I read the Hobbit after reading Lord of the Rings and I could not get into it. The way of writing does not fascinate me in the way Lord of the Rings did.
But after having read the Silmarillion and Unfinished Tales, I started to read again and saw the Hobbit in another light. It wasn't still another story with relations to Lord of the Rings. No, it was a part of the world, which have discovered while reading the Silmarillion and Unfinished Tales.
It fascinates me at once, but the style of wrinting was not the reason.
The reason was, that there are so many new details of the world and my view has changed from the "delight-of-reading"-view to the "give-me-more-knowledge-over-the-world"-view.

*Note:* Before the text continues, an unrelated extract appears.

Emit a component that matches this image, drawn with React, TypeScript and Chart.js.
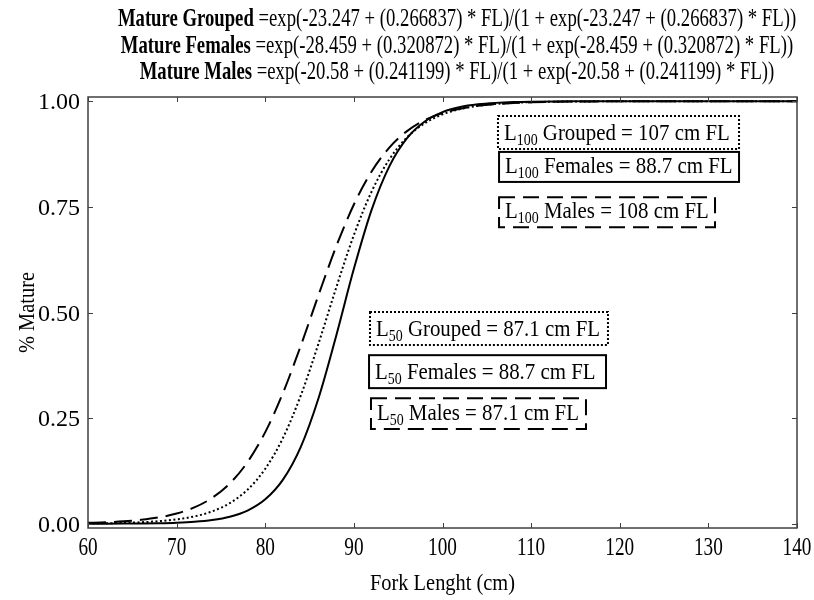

I didn't pay attention to the picture of the characters I saw in the Hobbit. The great-context was important.

The Hobbit is today (for me) important to understand Tolkien's process of writing, to look into the beginning of his writings (also when it is not the very first beginning). It has more similarity with the Book of Lost Tales in the style of writing. You can catch a glimpse of the world, how Tolkien has designed it before writing Lord of the Rings, which has diorganize the world totally.
Because of Lord of the Rings and so many questions concerning the mythology after the outcoming of the "Triology" , Tolkien had to made a new concept.

Finally, the Hobbit stands by me "in the same row" as the Book of Lost Tales and all the other books of the beginning.